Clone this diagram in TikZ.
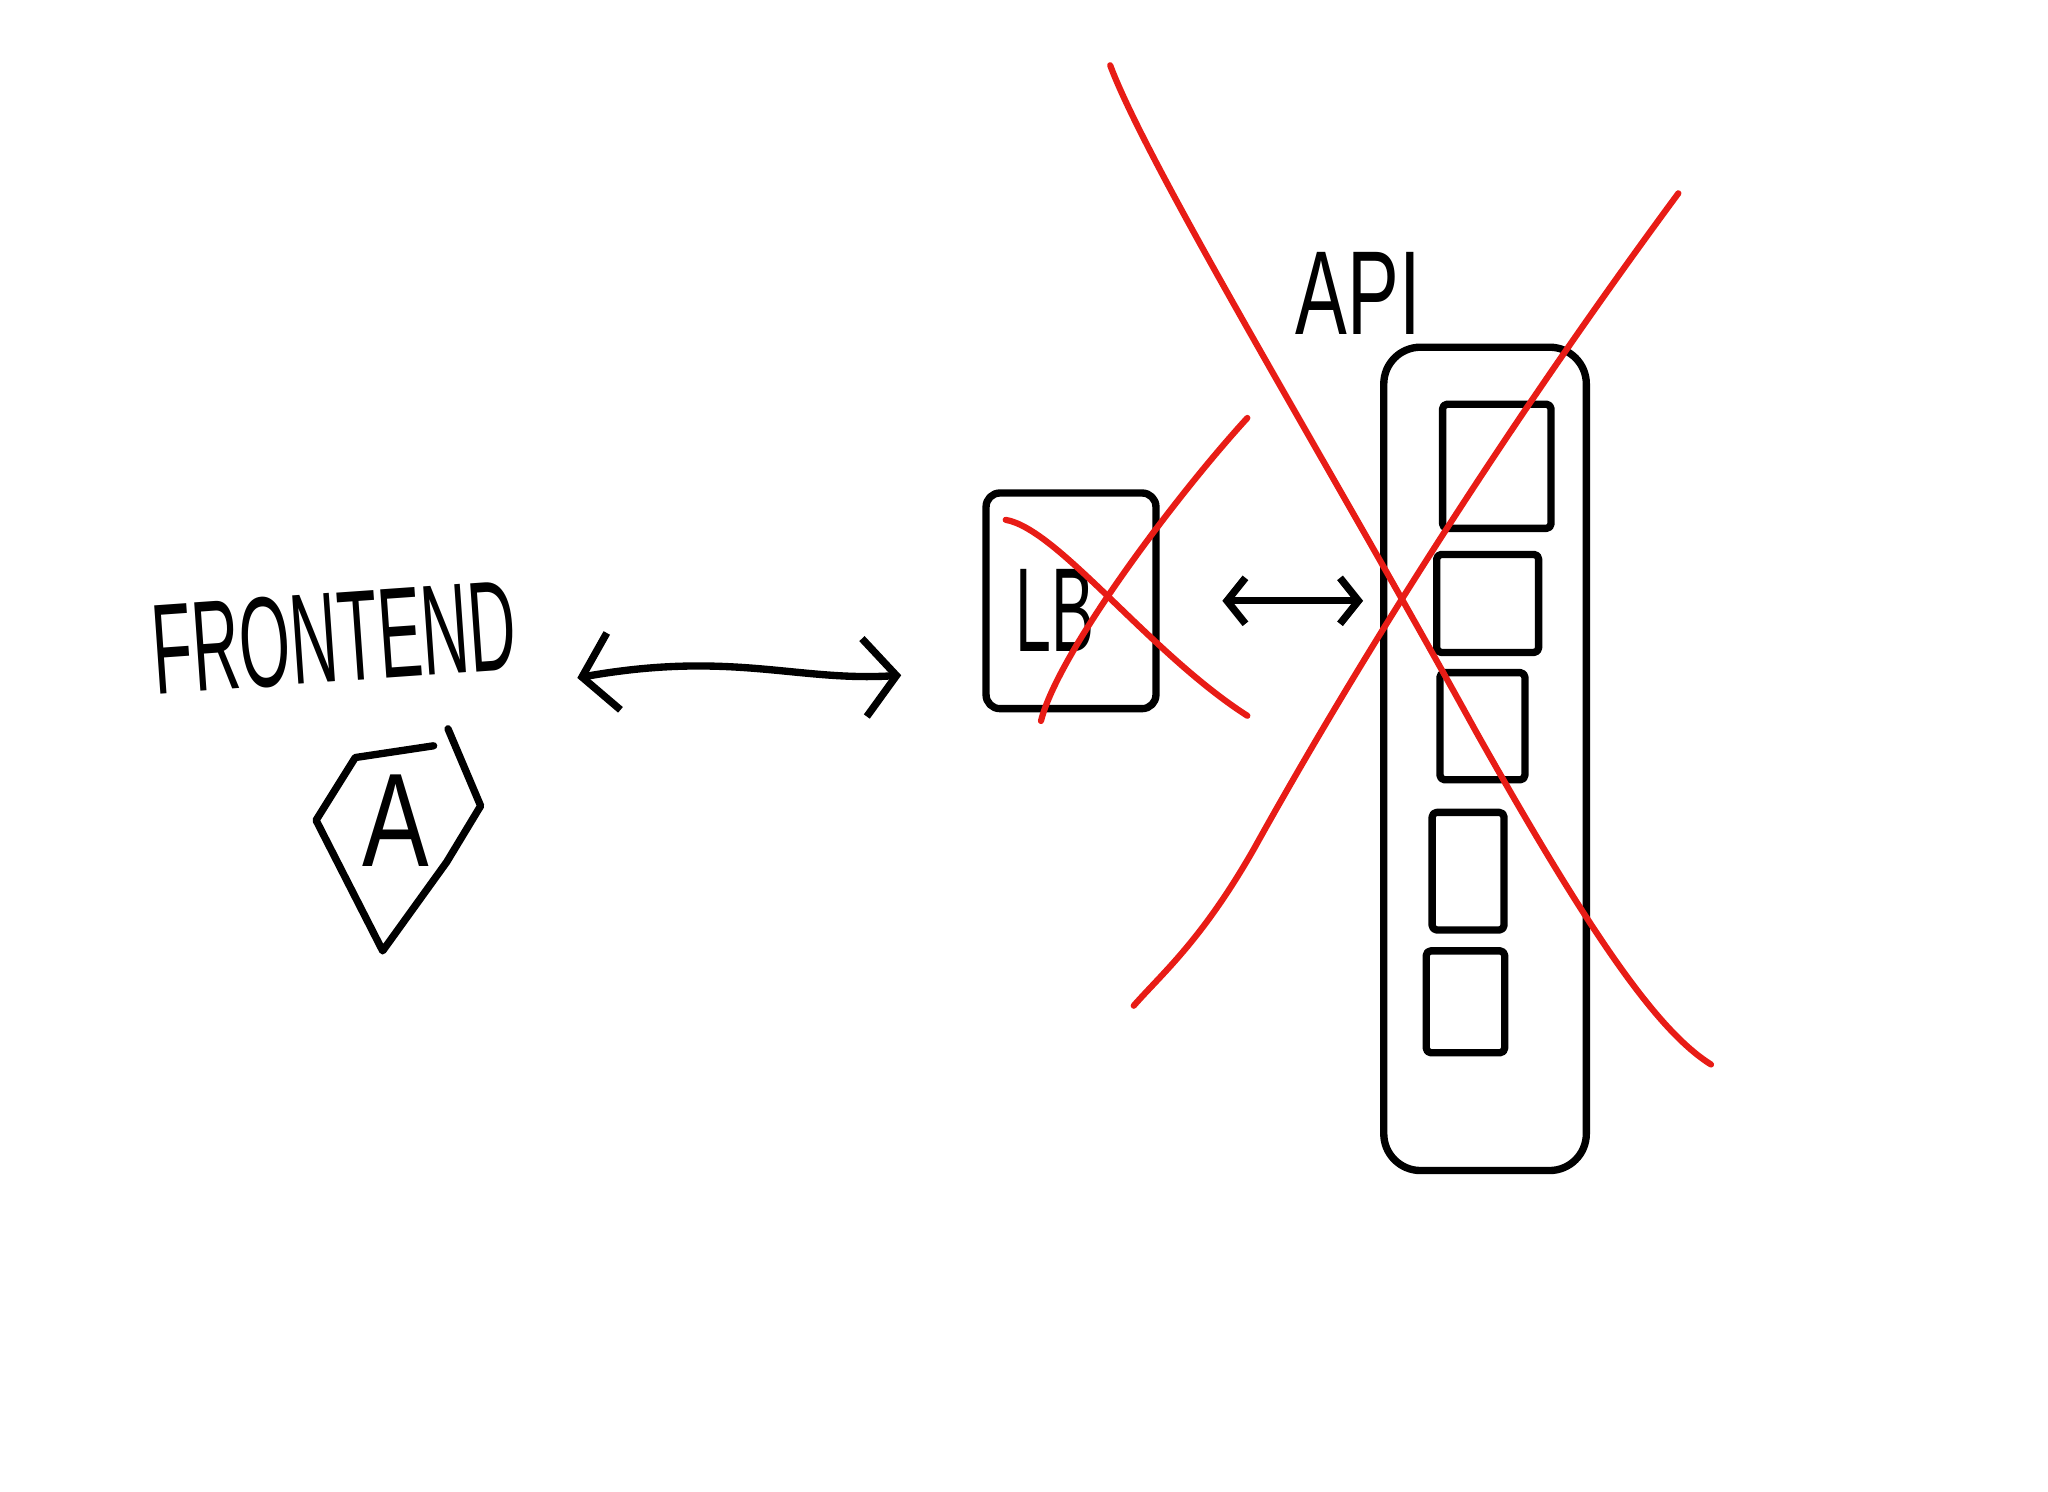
\documentclass[tikz,border=0pt]{standalone}
\usepackage{fontspec}
\setmainfont{Liberation Sans}
\usetikzlibrary{arrows.meta,positioning}
\definecolor{crossred}{RGB}{232,28,22}

\begin{document}
\begin{tikzpicture}[x=0.01cm, y=-0.01cm,
        sketch/.style={line width=1.6pt, line cap=round, line join=round},
        strike/.style={crossred, line width=1.35pt, line cap=round},
        box/.style={draw, sketch, rounded corners=3pt, inner sep=0pt},
        hand/.style={font=\fontsize{#1}{#1}\selectfont, inner sep=0pt},
        wide/.style={sketch, {Straight Barb[length=7pt, width=17pt]}-{Straight Barb[length=7pt, width=17pt]}},
        narrow/.style={sketch, {Straight Barb[length=4pt, width=10pt]}-{Straight Barb[length=4pt, width=10pt]}}]
        \useasboundingbox (0,0) rectangle (1568,1142);

        % Define nodes
        \node[hand=28, rotate=4] (front) at (256,488) {\scalebox{0.51}[1]{FRONTEND}};
        \node[hand=29] (a) at (303,628) {\scalebox{0.75}[1]{A}};
        \node[box, minimum width=1.3cm, minimum height=1.65cm] (lb) at (820,460) {};
        \node[hand=26] (lbtext) at (808,467) {\scalebox{0.54}[1]{LB}};
        \node[box, rounded corners=8pt, minimum width=1.55cm, minimum height=6.3cm] (api) at (1137,581) {};
        \node[hand=26] (apilabel) at (1040,225) {\scalebox{0.65}[1]{API}};

        % Boxes inside the API
        \foreach \cx/\cy/\w/\h [count=\i] in {1146/357/83/95, 1139/462/78/75, 1135/556/65/82, 1124/667/55/90, 1122/767/60/78}
            \node[box, rounded corners=1pt, minimum width=\w*0.1mm, minimum height=\h*0.1mm] (srv\i) at (\cx,\cy) {};

        % Shape round A
        \draw[sketch] (332,571) -- (272,580) -- (242,628) -- (293,728) -- (342,660) -- (368,617) -- (343,558);

        % Draw arrows
        \coordinate (fl) at (442,519);
        \coordinate (fr) at (690,517);
        \draw[wide] (fl) .. controls (560,498) and (610,522) .. (fr);
        \draw[narrow, shorten <=4.8mm, shorten >=1.3mm] (lb.east) -- (lb.east -| api.west);

        % Cross out LB and API
        \draw[strike] (770,398) .. controls (810,405) and (880,500) .. (955,548);
        \draw[strike] (797,552) .. controls (810,500) and (900,380) .. (955,320);
        \draw[strike] (850,50) .. controls (880,130) and (1020,360) .. (1130,560) .. controls (1220,720) and (1270,790) .. (1310,815);
        \draw[strike] (1285,148) .. controls (1180,290) and (1060,470) .. (960,650) .. controls (920,720) and (890,745) .. (868,770);
\end{tikzpicture}
\end{document}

=====

Restate each line from the start of the listing through the line bearing "(0,0) rectangle (1568,1142);" word for word. Drop the pictures.

• [FULL SOLUTION]
Clone this diagram in TikZ.
\documentclass[tikz,border=0pt]{standalone}
\usepackage{fontspec}
\setmainfont{Liberation Sans}
\usetikzlibrary{arrows.meta,positioning}
\definecolor{crossred}{RGB}{232,28,22}

\begin{document}
\begin{tikzpicture}[x=0.01cm, y=-0.01cm,
        sketch/.style={line width=1.6pt, line cap=round, line join=round},
        strike/.style={crossred, line width=1.35pt, line cap=round},
        box/.style={draw, sketch, rounded corners=3pt, inner sep=0pt},
        hand/.style={font=\fontsize{#1}{#1}\selectfont, inner sep=0pt},
        wide/.style={sketch, {Straight Barb[length=7pt, width=17pt]}-{Straight Barb[length=7pt, width=17pt]}},
        narrow/.style={sketch, {Straight Barb[length=4pt, width=10pt]}-{Straight Barb[length=4pt, width=10pt]}}]
        \useasboundingbox (0,0) rectangle (1568,1142);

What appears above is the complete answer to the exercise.